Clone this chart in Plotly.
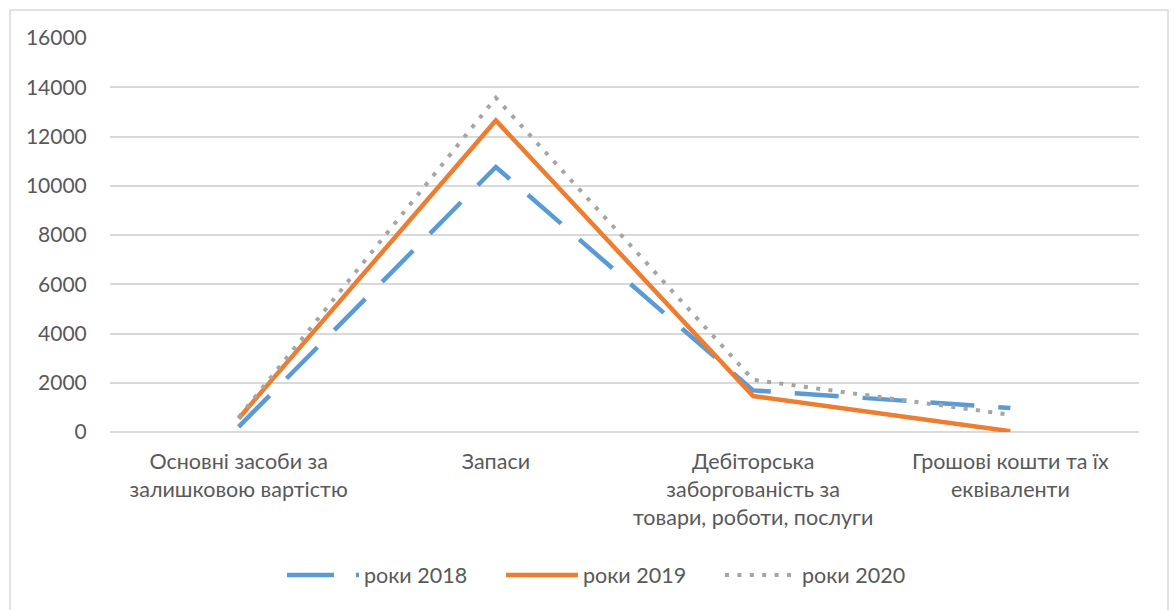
import plotly.graph_objects as go

categories = [
    "Основні засоби за<br>залишковою вартістю",
    "Запаси",
    "Дебіторська<br>заборгованість за<br>товари, роботи, послуги",
    "Грошові кошти та їх<br>еквіваленти",
]
y_2018 = [210, 10760, 1690, 975]
y_2019 = [550, 12650, 1460, 30]
y_2020 = [590, 13570, 2120, 700]
y_ticks = [0, 2000, 4000, 6000, 8000, 10000, 12000, 14000, 16000]
series_names = ["роки 2018", "роки 2019", "роки 2020"]

FONT = "Lato"
TEXT_COLOR = "#595959"
GRID = "#d9d9d9"
COLORS = ["#5b9bd5", "#ed7d31", "#a5a5a5"]
LINES = [
    dict(color=COLORS[0], width=4.5, dash="44px,24px"),
    dict(color=COLORS[1], width=4.5),
    dict(color=COLORS[2], width=4, dash="4px,8.4px"),
]
# legend samples look a bit different from the plotted lines (dash + dot)
LEGEND_LINES = [
    dict(color=COLORS[0], width=4.5, dash="47px,22px,4px,30px"),
    dict(color=COLORS[1], width=4.5),
    dict(color=COLORS[2], width=4, dash="4px,8.4px"),
]

# plot area in pixels: x 110..1139, y 38..432
L, R, T, B = 110, 35, 38, 178
W, H = 1174, 610
pw, ph = W - L - R, H - T - B


def px_x(x):
    return (x - L) / pw


def px_y(y):
    return (H - B - y) / ph


fig = go.Figure()

for values, line in zip([y_2018, y_2019, y_2020], LINES):
    fig.add_trace(
        go.Scatter(x=categories, y=values, mode="lines", line=line, showlegend=False)
    )

# legend-only entries
for name, line in zip(series_names, LEGEND_LINES):
    fig.add_trace(
        go.Scatter(x=[None], y=[None], mode="lines", name=name, line=line)
    )

fig.update_layout(
    width=W,
    height=H,
    margin=dict(l=L, r=R, t=T, b=B),
    paper_bgcolor="white",
    plot_bgcolor="white",
    font=dict(family=FONT, size=21.5, color=TEXT_COLOR),
    showlegend=True,
    legend=dict(
        orientation="h",
        x=px_x(282),
        xanchor="left",
        y=px_y(575),
        yanchor="middle",
        itemwidth=72,
        entrywidth=132,
        font=dict(family=FONT, size=21.5, color=TEXT_COLOR),
    ),
    shapes=[
        dict(
            type="rect",
            xref="paper",
            yref="paper",
            x0=px_x(10),
            x1=px_x(1168),
            y0=px_y(640),
            y1=px_y(10),
            line=dict(color=GRID, width=1.5),
            layer="below",
        )
    ],
)

fig.update_xaxes(
    type="category",
    range=[-0.5, 3.5],
    automargin=False,
    showgrid=False,
    showline=False,
    ticks="outside",
    ticklen=10,
    tickcolor="rgba(0,0,0,0)",
    tickfont=dict(family=FONT, size=21.5, color=TEXT_COLOR),
)
fig.update_yaxes(
    range=[0, 16000],
    tickvals=y_ticks,
    tickformat="d",
    automargin=False,
    showgrid=True,
    gridcolor=GRID,
    gridwidth=1.5,
    zeroline=True,
    zerolinecolor=GRID,
    zerolinewidth=1.5,
    showline=False,
    ticks="outside",
    ticklen=18,
    tickcolor="rgba(0,0,0,0)",
    tickfont=dict(family=FONT, size=21, color=TEXT_COLOR),
)

fig.write_html(
    "out.html",
    config={"displayModeBar": False},
    post_script="document.body.style.margin = '0';",
)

- - -

== Task statement ==
Exclude the images and reproduce the remaining data exactly.

== Answer to the task ==
Clone this chart in Plotly.
import plotly.graph_objects as go

categories = [
    "Основні засоби за<br>залишковою вартістю",
    "Запаси",
    "Дебіторська<br>заборгованість за<br>товари, роботи, послуги",
    "Грошові кошти та їх<br>еквіваленти",
]
y_2018 = [210, 10760, 1690, 975]
y_2019 = [550, 12650, 1460, 30]
y_2020 = [590, 13570, 2120, 700]
y_ticks = [0, 2000, 4000, 6000, 8000, 10000, 12000, 14000, 16000]
series_names = ["роки 2018", "роки 2019", "роки 2020"]

FONT = "Lato"
TEXT_COLOR = "#595959"
GRID = "#d9d9d9"
COLORS = ["#5b9bd5", "#ed7d31", "#a5a5a5"]
LINES = [
    dict(color=COLORS[0], width=4.5, dash="44px,24px"),
    dict(color=COLORS[1], width=4.5),
    dict(color=COLORS[2], width=4, dash="4px,8.4px"),
]
# legend samples look a bit different from the plotted lines (dash + dot)
LEGEND_LINES = [
    dict(color=COLORS[0], width=4.5, dash="47px,22px,4px,30px"),
    dict(color=COLORS[1], width=4.5),
    dict(color=COLORS[2], width=4, dash="4px,8.4px"),
]

# plot area in pixels: x 110..1139, y 38..432
L, R, T, B = 110, 35, 38, 178
W, H = 1174, 610
pw, ph = W - L - R, H - T - B


def px_x(x):
    return (x - L) / pw


def px_y(y):
    return (H - B - y) / ph


fig = go.Figure()

for values, line in zip([y_2018, y_2019, y_2020], LINES):
    fig.add_trace(
        go.Scatter(x=categories, y=values, mode="lines", line=line, showlegend=False)
    )

# legend-only entries
for name, line in zip(series_names, LEGEND_LINES):
    fig.add_trace(
        go.Scatter(x=[None], y=[None], mode="lines", name=name, line=line)
    )

fig.update_layout(
    width=W,
    height=H,
    margin=dict(l=L, r=R, t=T, b=B),
    paper_bgcolor="white",
    plot_bgcolor="white",
    font=dict(family=FONT, size=21.5, color=TEXT_COLOR),
    showlegend=True,
    legend=dict(
        orientation="h",
        x=px_x(282),
        xanchor="left",
        y=px_y(575),
        yanchor="middle",
        itemwidth=72,
        entrywidth=132,
        font=dict(family=FONT, size=21.5, color=TEXT_COLOR),
    ),
    shapes=[
        dict(
            type="rect",
            xref="paper",
            yref="paper",
            x0=px_x(10),
            x1=px_x(1168),
            y0=px_y(640),
            y1=px_y(10),
            line=dict(color=GRID, width=1.5),
            layer="below",
        )
    ],
)

fig.update_xaxes(
    type="category",
    range=[-0.5, 3.5],
    automargin=False,
    showgrid=False,
    showline=False,
    ticks="outside",
    ticklen=10,
    tickcolor="rgba(0,0,0,0)",
    tickfont=dict(family=FONT, size=21.5, color=TEXT_COLOR),
)
fig.update_yaxes(
    range=[0, 16000],
    tickvals=y_ticks,
    tickformat="d",
    automargin=False,
    showgrid=True,
    gridcolor=GRID,
    gridwidth=1.5,
    zeroline=True,
    zerolinecolor=GRID,
    zerolinewidth=1.5,
    showline=False,
    ticks="outside",
    ticklen=18,
    tickcolor="rgba(0,0,0,0)",
    tickfont=dict(family=FONT, size=21, color=TEXT_COLOR),
)

fig.write_html(
    "out.html",
    config={"displayModeBar": False},
    post_script="document.body.style.margin = '0';",
)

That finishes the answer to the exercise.